Mr Peterson, in his second best charcoal suit
will be accosted by Caphrael, a Prince of Hell
(who will be recognisable by the smell of old eggs)
Mr P. will cry “Bugger me” and drop his briefcase.

Death, War, Famine
and the other member of the band
(you know the one, his name escapes me)
Will run amok in Camden market
And overturn three stalls of leather goods
And upset some arrangements
Of ersatz Gucci handbags.

A Tube driver
Aghast for all the strange apparitions
And in a foam-fuelled frenzy
will lose control
And drive his Piccadilly train
Very slowly
From Holborn to King’s Cross
London Underground will announce delays
Due to a power outage at Liverpool Street.

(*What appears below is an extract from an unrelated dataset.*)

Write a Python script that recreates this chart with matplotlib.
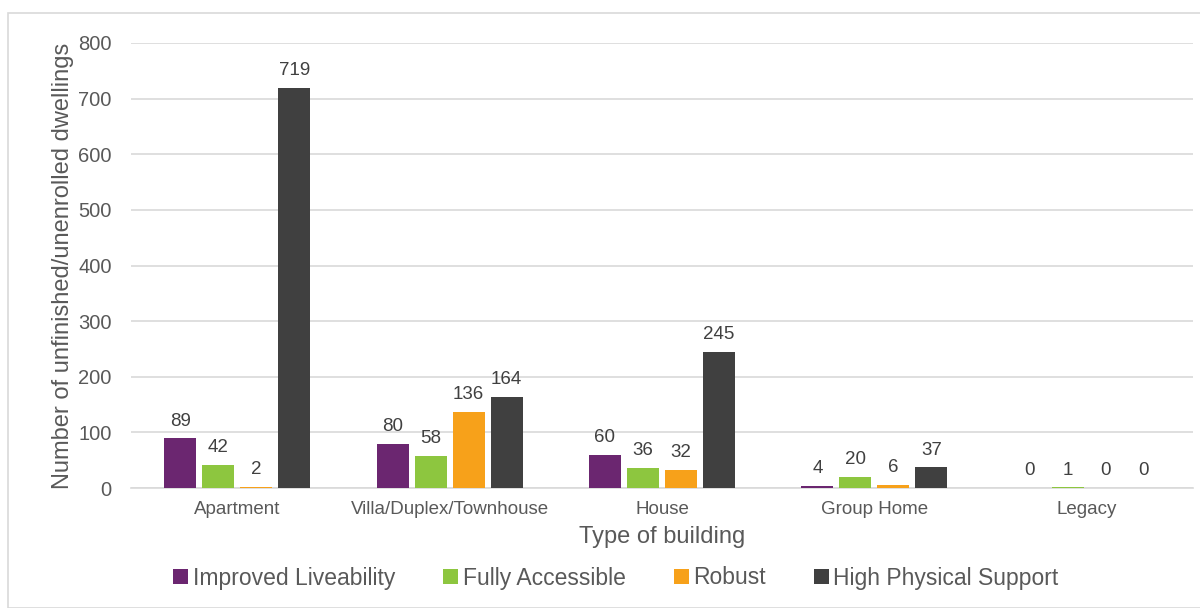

Leviathan, in full sea monster regalia
Will arrive five minutes behind schedule
And eat Tower Bridge

The dead will rise in Smithfield
Angels will be seen in Highbury
Hellfire will rain on a third of Bloomsbury
Bloody hail over Hyde Park
A six-point earthquake in the City
All in all, London will experience more chaos than is typical for
teatime on Wednesday.

Then will come the end, and suddenly:
The Son of Man coming on all the clouds of heaven.
The cherry red doubledeckers will burn like paper models
Before Christ the Tiger.

—Gabriel Olearnik

I'm not sure about "Christ the Tiger." It seems a little inconspicuous here. But I like the understatement in the poem--very British.


1 comment:

Christine said...

I agree about the "Christ the Tiger" thing...rather anti-climactic in an otherwise v. effective poem. Maybe the author thought "Lion" would be too C.S. Lewis?